Dividing by Zero

Dear sci/math,

I have a problem i would like to understand. Everybody knows you can't divide by zero, like everybody knows that binary codes just consist of 0 and 1.
First question: Why do you take a variable that is not defined at
for such an important system?

Second question: Would there be any difference if zero was defined for the casual use of Computers?

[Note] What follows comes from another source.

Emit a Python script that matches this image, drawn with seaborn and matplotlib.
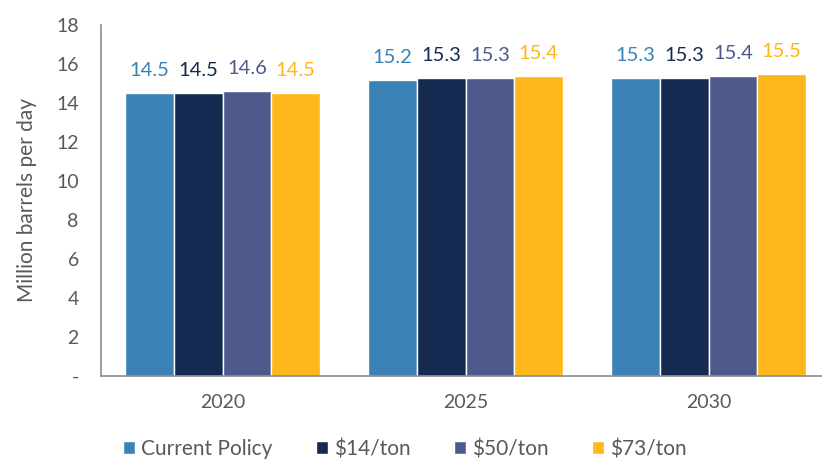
import matplotlib.pyplot as plt
import seaborn as sns
import pandas as pd
from matplotlib.ticker import FuncFormatter

years = ["2020", "2025", "2030"]
scenarios = ["Current Policy", "$14/ton", "$50/ton", "$73/ton"]
current_policy = [14.5, 15.2, 15.3]
tax_14 = [14.5, 15.3, 15.3]
tax_50 = [14.6, 15.3, 15.4]
tax_73 = [14.5, 15.4, 15.5]

colors = ["#3A82B5", "#142A50", "#4F5A8C", "#FDB71A"]
text_grey = "#595959"

df = pd.DataFrame({
    "year": years * 4,
    "scenario": [s for s in scenarios for _ in years],
    "value": current_policy + tax_14 + tax_50 + tax_73,
})

sns.set_style("white")
plt.rcParams["font.family"] = ["Lato", "DejaVu Sans"]

fig = plt.figure(figsize=(8.22, 4.59), dpi=100)
ax = fig.add_axes([101 / 822, 1 - 376 / 459, 729 / 822, 351 / 459])

sns.barplot(data=df, x="year", y="value", hue="scenario", palette=colors,
            width=0.8, saturation=1, ax=ax, legend=True)

# value labels above each bar, coloured like the bar
for cont, col in zip(ax.containers, colors):
    ax.bar_label(cont, labels=[f"{v:.1f}" for v in cont.datavalues],
                 padding=10, color=col, fontsize=14.5)

ax.set_xlim(-0.5, 2.5)
ax.set_ylim(0, 18)
ax.set_yticks(range(0, 19, 2))
ax.yaxis.set_major_formatter(FuncFormatter(lambda v, p: "-" if v == 0 else f"{v:.0f}"))
ax.tick_params(axis="both", colors=text_grey, labelsize=14, length=0)
ax.tick_params(axis="x", pad=13)
ax.tick_params(axis="y", pad=16)
ax.set_xlabel("")
ax.set_ylabel("Million barrels per day", color=text_grey, fontsize=15, labelpad=14)

for side in ["top", "right"]:
    ax.spines[side].set_visible(False)
for side in ["left", "bottom"]:
    ax.spines[side].set_color("#8C8C8C")
    ax.spines[side].set_linewidth(1.2)

handles, labels = ax.get_legend_handles_labels()
ax.legend(handles, labels, loc="center", bbox_to_anchor=(405 / 822, 1 - 449 / 459),
          bbox_transform=fig.transFigure, ncol=4, frameon=False,
          fontsize=15, labelcolor=text_grey, handlelength=0.55, handleheight=0.55,
          handletextpad=0.3, columnspacing=2.1)

fig.savefig("out.png", dpi=100)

Maybe someone can help me just imagining how zero could be defined a little, if my questions make too little sense.

Thanks anon.

>>5
>>6
I remember reading the BBC article on James Anderson and specifically the "nullity" concept to come out of his transreal arithmetic.  It's been a long while, but I remember the impression I got after reading a little further than the article was that Anderson's theory got a lot of undeserved hostility simply because the BBC did a terrible job presenting it.  (This is unfortunately bound to happen every so often when reporters attempt to cover subjects they have no background in.)  It's not really suggesting division by zero is possible, it is just alternative way of having a computer handle the division by zero problem.

"Zero" is usually used to mean the additive identity of a ring (an algebraic structure with addition, subtraction, and multiplication, but not necessarily division, ahd the operations must satisfy some familiar requirements), and in this context division by it is only possible if the ring is trivial.  (If 0 is the only element, then of course you can say 0/0 = 0 without any problems.)

For any a in a given ring, a + 0 = a.  Multiplying both sides by a gives a(a + 0) = a*a.  Distributivity of multiplication over addition gives a*a + a*0 = a*a (= a*a + 0).  Subtracting a*a from both sides gives a*0 = 0.  In particular 0*0 = 0
If 0 has a multiplicative inverse, call it 0' (0*0' = 1), then 0*0*0' = 0*0', which yields (0 =) 0*1 = 1.  Then for a an arbitrary element of the ring, multiplying both sides of the previous equation by a gives (0 =) a*0 = a*1 (= a), so in fact the only element of this ring is 0.

The upshot is that division by zero isn't really possible unless you're not using a conventional notion of zero (or unless 0 is your only element).  Some people say wheel theory allows division by zero, and to be honest I haven't looked that far into it, but it's always looked to me like wheel theory has defined a new operation and simply labeled it as "division by zero" without it actually being directly related.